- Title: Cubans favour Clinton win ahead of U.S. elections
- Date: 7th November 2016
- Summary: HAVANA, CUBA (NOVEMBER 4, 2016) (REUTERS) YOUNGSTERS WAVING CUBAN FLAGS PEOPLE ATTENDING EVENT AGAINST NEOLIBERALISM, CROWD SHOUTING SLOGANS IN UNISON
- Embargoed: 22nd November 2016 16:22
- Keywords: Cuba U.S. elections expectations embargo relations
- Location: HAVANA, CUBA
- City: HAVANA, CUBA
- Country: Cuba
- Topics: Government/Politics
- Reuters ID: LVA00157G5MBR
- Aspect Ratio: 16:9
- Story Text:With just one day until the United States votes for a new president, Cubans living on the island weigh up the impact of a new administration on the financial fortunes on the Caribbean island and the future of the US embargo on Havana.
In 2014, Cuba and the United States announced a detente between the former Cold War allies.

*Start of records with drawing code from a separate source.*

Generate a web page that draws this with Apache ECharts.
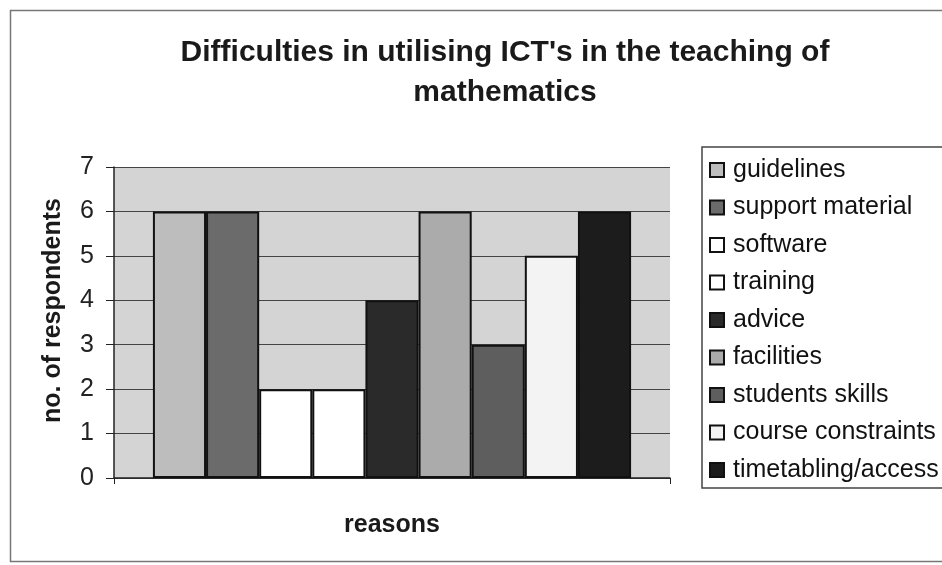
<!DOCTYPE html>
<html>
<head>
<meta charset="utf-8">
<script src="https://cdn.jsdelivr.net/npm/echarts@6/dist/echarts.min.js"></script>
<style>
  html, body { margin: 0; padding: 0; background: #fff; }
  #chart { width: 942px; height: 565px; }
</style>
</head>
<body>
<div id="chart"></div>
<script>
const reasons = ["guidelines", "support material", "software", "training", "advice",
  "facilities", "students skills", "course constraints", "timetabling/access"];
const respondents = [6, 6, 2, 2, 4, 6, 3, 5, 6];
const fills = ["#bdbdbd", "#6b6b6b", "#ffffff", "#ffffff", "#2a2a2a",
  "#ababab", "#5e5e5e", "#f3f3f3", "#1c1c1c"];
const yTicks = [0, 1, 2, 3, 4, 5, 6, 7];

const font = "Liberation Sans, Arial, sans-serif";

const chart = echarts.init(document.getElementById("chart"));

chart.setOption({
  animation: false,
  backgroundColor: "#fff",
  title: {
    text: "Difficulties in utilising ICT's in the teaching of\nmathematics",
    left: 505,
    top: 33,
    padding: 0,
    textAlign: "center",
    textStyle: { fontFamily: font, fontSize: 30, fontWeight: "bold", color: "#1a1a1a", lineHeight: 40 },
  },
  legend: {
    orient: "vertical",
    left: 709,
    top: 157,
    padding: 0,
    itemWidth: 14,
    itemHeight: 14,
    itemGap: 11.5,
    icon: "rect",
    textStyle: { fontFamily: font, fontSize: 25, color: "#111", lineHeight: 26, padding: [0, 0, 0, 4] },
    data: reasons,
  },
  grid: { left: 114, right: 272, top: 167, bottom: 87, show: true, backgroundColor: "#d4d4d4", borderWidth: 0 },
  xAxis: {
    type: "category",
    data: [""],
    name: "reasons",
    nameLocation: "middle",
    nameGap: 35,
    nameTextStyle: { fontFamily: font, fontSize: 25, fontWeight: "bold", color: "#1a1a1a" },
    axisLine: { lineStyle: { color: "#222", width: 1.5 } },
    axisTick: { show: true, length: 6, lineStyle: { color: "#222" } },
    axisLabel: { show: false },
  },
  yAxis: {
    type: "value",
    min: yTicks[0],
    max: yTicks[yTicks.length - 1],
    interval: 1,
    name: "no. of respondents",
    nameLocation: "middle",
    nameGap: 48,
    nameTextStyle: { fontFamily: font, fontSize: 25, fontWeight: "bold", color: "#1a1a1a", padding: [0, 0, 0, 24] },
    axisLine: { show: true, lineStyle: { color: "#222", width: 1.5 } },
    axisTick: { show: true, length: 8, lineStyle: { color: "#222" } },
    axisLabel: { fontFamily: font, fontSize: 25, color: "#222", margin: 20 },
    splitLine: { lineStyle: { color: "#444", width: 1 } },
  },
  series: reasons.map((name, i) => ({
    name: name,
    type: "bar",
    data: [respondents[i]],
    barGap: "0%",
    barCategoryGap: "14%",
    itemStyle: { color: fills[i], borderColor: "#111", borderWidth: 2 },
  })),
  graphic: [
    {
      type: "rect",
      shape: { x: 10.5, y: 10.5, width: 1000, height: 551 },
      style: { fill: null, stroke: "#777", lineWidth: 1.5 },
      silent: true,
    },
    {
      type: "rect",
      shape: { x: 702, y: 147, width: 300, height: 341 },
      style: { fill: null, stroke: "#444", lineWidth: 1.5 },
      silent: true,
    },
  ],
});
</script>
</body>
</html>
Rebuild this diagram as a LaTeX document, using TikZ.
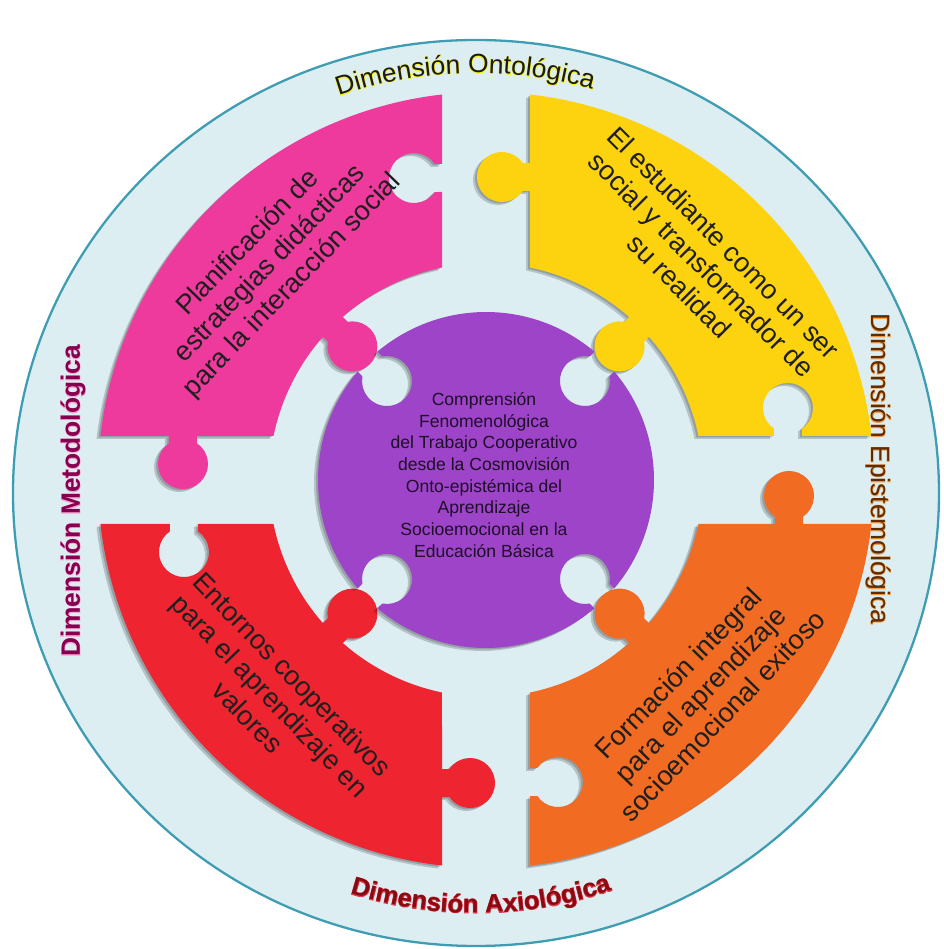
\documentclass[tikz,border=0pt]{standalone}
\usepackage{fontspec}
\setmainfont{Liberation Sans}
\usepackage{xcolor}
\usetikzlibrary{decorations.text}

\definecolor{bgring}{HTML}{DDEEF3}
\definecolor{ringline}{HTML}{3E9DB3}
\definecolor{pinkpz}{HTML}{EE3A9C}
\definecolor{yellowpz}{HTML}{FDD20E}
\definecolor{orangepz}{HTML}{F26B22}
\definecolor{redpz}{HTML}{EE2530}
\definecolor{purplepz}{HTML}{9D44C8}
\definecolor{ontoc}{HTML}{1A1A1A}
\definecolor{metoc}{HTML}{86004F}
\definecolor{epistc}{HTML}{5E2C00}
\definecolor{axioc}{HTML}{8A0A14}
\definecolor{ontoglow}{HTML}{F4F22A}
\definecolor{metoglow}{HTML}{F2A6CF}
\definecolor{epistglow}{HTML}{F5A04A}
\definecolor{axioglow}{HTML}{E0404C}

% round knob on a circular edge: angle #1, edge radius #2
\newcommand\knob[2]{%
  -- ({#1-atan2(14,#2-7.31)}:{veclen(#2-7.31,14)})
  arc[start angle={#1-34.08}, end angle={#1-325.92}, radius=25]
  -- ({#1+asin(14/#2)}:#2)}

% one quarter piece (top left), the others are turned copies
\newcommand\piecepath{(-44,385.5) -- (-44,316) -- (-51.31,316)
  arc[start angle=34.08, end angle=325.92, radius=25] -- (-44,288) -- (-44,212.5)
  arc[start angle=101.7, end angle={135-asin(14/217)}, radius=217] \knob{135}{217}
  arc[start angle={135+asin(14/217)}, end angle=168.3, radius=217]
  -- (-289,44) -- (-289,36.69)
  arc[start angle=55.92, end angle=-235.92, radius=25] -- (-317,44) -- (-385.5,44)
  arc[start angle=173.49, end angle=96.51, radius=388] -- cycle}

% centre piece with four sockets
\newcommand\centrepath{({-45+asin(14/168)}:168)
  \foreach \a in {45,135,225,315} {
    arc[start angle={\a-90+asin(14/168)}, end angle={\a-asin(14/168)}, radius=168] \knob{\a}{168}
  } -- cycle}

% glow under a label
\newcommand\glow{\addfontfeature{FakeBold=4}}

\begin{document}
\begin{tikzpicture}[x=0.02cm, y=0.02cm,
  piecetext/.style={align=center, font=\fontsize{15.5}{17.5}\selectfont, text=black!88},
  centertext/.style={align=center, font=\fontsize{10}{12.3}\selectfont, text=black!80!purplepz},
  metolabel/.style={rotate=90, font=\fontsize{15}{18}\selectfont\bfseries},
  epistlabel/.style={rotate=-90, font=\fontsize{15}{18}\selectfont},
  shade/.style={black, opacity=0.18}]
\useasboundingbox (-486,-469) rectangle (457,480);
\fill[white] (-486,-469) rectangle (457,480);

% Ring
\filldraw[fill=bgring, draw=ringline, line width=1.3pt] (-10,-13) ellipse [x radius=463, y radius=453];

% Pieces
\foreach \ang/\col in {0/pinkpz, -90/yellowpz, -180/orangepz, -270/redpz} {
  \fill[shade, shift={(-4,-3)}, rotate=\ang] \piecepath;
  \fill[shade, shift={(-2,-1.5)}, rotate=\ang] \piecepath;
  \fill[\col, rotate=\ang] \piecepath;
}
\fill[shade, shift={(-4,-3)}] \centrepath;
\fill[shade, shift={(-2,-1.5)}] \centrepath;
\fill[purplepz] \centrepath;

% Texts of the pieces
\node[piecetext, rotate=46] (planif) at (135:305) {Planificación de\\estrategias didácticas\\para la interacción social};
\node[piecetext, rotate=-45] (estud) at (45:305) {El estudiante como un ser\\social y transformador de\\su realidad};
\node[piecetext, rotate=-46] (entornos) at (225:305) {Entornos cooperativos\\para el aprendizaje en\\valores};
\node[piecetext, rotate=46] (formacion) at (315:303) {Formación integral\\para el aprendizaje\\socioemocional exitoso};
\node[centertext] (centro) at (-2,5) {Comprensión\\Fenomenológica\\del Trabajo Cooperativo\\desde la Cosmovisión\\Onto-epistémica del\\Aprendizaje\\Socioemocional en la\\Educación Básica};

% Dimensions
\foreach \fx/\col in {\glow/ontoglow, /ontoc}
  \path[decorate, decoration={text along path, text align=center,
    text={|\fontsize{15}{18}\selectfont\fx\color{\col}|Dimensión Ontológica}}]
    ([shift={(-10,-13)}]131.5:420) arc[start angle=131.5, end angle=51.5, radius=420];
\foreach \fx/\col in {\glow/axioglow, /axioc}
  \path[decorate, decoration={text along path, text align=center,
    text={|\fontsize{14.5}{18}\selectfont\bfseries\fx\color{\col}|Dimensión Axiológica}}]
    ([shift={(-10,-13)}]-129.3:420) arc[start angle=-129.3, end angle=-49.3, radius=420];
\node[metolabel, text=metoglow] (metodglow) at (-413,-21) {\glow Dimensión Metodológica};
\node[metolabel, text=metoc] (metod) at (-413,-21) {Dimensión Metodológica};
\node[epistlabel, text=epistglow] (episteglow) at (392,11) {\glow Dimensión Epistemológica};
\node[epistlabel, text=epistc] (episte) at (392,11) {Dimensión Epistemológica};
\end{tikzpicture}
\end{document}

But while U.S. President Barack Obama has loosened the U.S. trade embargo on Cuba, the Republican-controlled Congress has not heeded his calls to end it. Coupled with Cuba's internal politics and bureaucracy, that means serious opportunities on the large island close to Florida remain a struggle for most U.S. companies.
At an event held against neoliberalism, a Cuban university student of Philosophy and History, Eric Torres, told Reuters that the opening up of ties between the two nations is unstoppable.
"It doesn't matter who wins. American policy is subject to many pre-conditions. I think the situation with Cuba is already unstoppable. I think there is an awareness in those circles of U.S. power of a policy which is in disuse, which does not work for the island, with Cuba and I think that neither of the two contenders will change that," said Torres.
In September, Republican candidate Donald Trump said that, if elected, he would seek to reverse Obama's moves to open relations with Cuba unless the leaders there allowed religious freedoms and freed political prisoners.
In contrast, Democrat Hillary Clinton has urged Congress to end the longstanding U.S. trade embargo against Cuba, calling it a "failed policy" that had done little or nothing to foster change on the island.
Teresa Perez, who practices Santeria religion, shuffled her fortune cards and predicted Clinton would be the winner.
"Clinton is the best. Clinton is the best. Clinton will be the winner, because then we Cubans pray peace, pray for tranquility, for good things to come for the world," said Perez.
Undergraduates at University of Havana all agreed, Clinton, would be by far the better option for the island.
Cuban Law student, Vladimir Mora, said that Clinton's commitment to Obama's cause is clearer than Trump's.
"For the Cuban people I believe the lesser evil would be Clinton because she is someone who has been in touch with Cuba (experience). Not only with Obama (President Barack Obama) but with Bill Clinton (former President Bill Clinton). She is someone who has already publicly said she aims to support Cuba but as it suits Americans. We must also be clear on that. They do business with Cuba because it suits them, not because it's in our interest," Mora said.
Another law student, Daniel, also agreed Clinton would be the better option over Trump.
"I do not think Donald Trump (Republican Donald Trump) could mean a positive change, at the moment for both our countries, Cuba and the United States. I also don't believe Hillary Clinton will be a huge step forward but it is logical and we have seen so far, how the electoral campaign has played out in the United States and it will be much more positive," Daniel said.
Clinton has vowed to do more to free up travel with Cuba if elected president, whether or not the embargo has been dismantled.
The embargo allows U.S. sales of agricultural goods and medicine to Cuba, but a market of more than 11 million people is still largely off limits to most U.S. companies because they are banned from doing business in Cuba.
Cuban pensioner, Manuel Fernandez, said Clinton seemed to be more involved in current affairs, than Trump.
"Well, I have heard that Trump, says one thing one day and another the next, so definitely one really does not know what will happen when it comes to foreign policy. Hillary Clinton seems more political. She looks more involved in matters rather than Trump," Fernandez said.
Clinton and Trump crisscrossed the country on Monday (November 7) as they raced to sway undecided voters in a tight U.S. presidential race that has Clinton with a narrow lead according to opinion polls.
With only one day left before Election Day, the Clinton campaign was boosted by Sunday's (November 6) unexpected FBI announcement that it stood by its July decision not to press any criminal charges in an investigation of Clinton's email practices.
A Fox News opinion poll on Monday had former Secretary of State Clinton leading Trump, a wealthy New York real estate developer, by four percentage points among likely voters.